I don’t know when they moved to something illicit, but I do know that it was some months before my father noticed. Perhaps my father noticed the flush on my mother’s cheeks, the reddening of her neck when she’d rush breathlessly into his room after biking “like hell” she said, to his room from the quadrangle where she had her Chinese classes. My father didn’t confront my mother; he wasn’t that way. But he would have found a way to let her know that he knew.
I picture my mother, bent over her notebook, copying with painstaking care the sure, firm strokes of her teacher’s calligraphy. I picture my father—I mean my biological father—bending close to her. Perhaps he brushed her cheek with his hand, or tucked a stray strand of hair behind her ears lovingly, the way a father might. Perhaps my mother told herself he was simply being kind. If he kissed her, she would have been surprised, she would have struggled against her feelings. Eventually, however, she did let go. I know because I am here.
At one time, I tried to search for him. I found that he’d retired from teaching and had moved to southern California. I didn’t know if he was still married.
I found men with his same name in cities like Bakersfield, Long Beach, and Visalia. There must have been at least 50 Harold Chus in the Pacific Bell phone book for southern California. Finally, however, I found a Harold Chu who had once been a Stanford professor. I tracked this man down to Diamond Bar, in San Bernardino County. But when I wrote to him, a postcard came back in the mail, almost immediately: “I am not the Harold Chu you are searching for.”
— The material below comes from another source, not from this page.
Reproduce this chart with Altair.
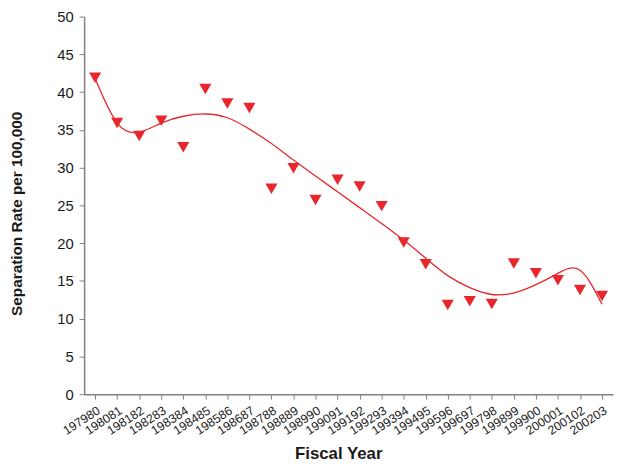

I scattered my father’s ashes in the blue-green water of San Francisco Bay. I went by myself. My sister had her hands full with a new baby. That, at least, was her excuse, but I knew it was something else: she and my father had never been close. In fact, she’d turned her back on him during her teenage years, and since my sister can be cruel to those who she feels have wronged her, she never once answered his letters or invited him to visit her apartment in Manhattan.
If my mother were alive, she wouldn’t have permitted such disrespect. But my mother isn’t alive. Whenever I remember this, I am always startled.
Wendy left me long ago. We were married for a little over three years. In the end, she took everything from our apartment: She even took the dented pots and pans, the rooster alarm clock, my set of R. A. Salvatore novels. In the last conversation we had before she left for good, she kept repeating that she wanted to be happy, she deserved to be happy. She said this to me as we sat across from each other at a Chinese restaurant in downtown Palo Alto. She had on a grey sweater and jeans, and her bag was a leather tote I’d never seen before. There was something else that was new in her face.
“I’ll be in Italy in a month,” she said.
“By yourself?” I asked.
She sighed. “No.”
I found the courtesy to say, “I hope he is good to you.”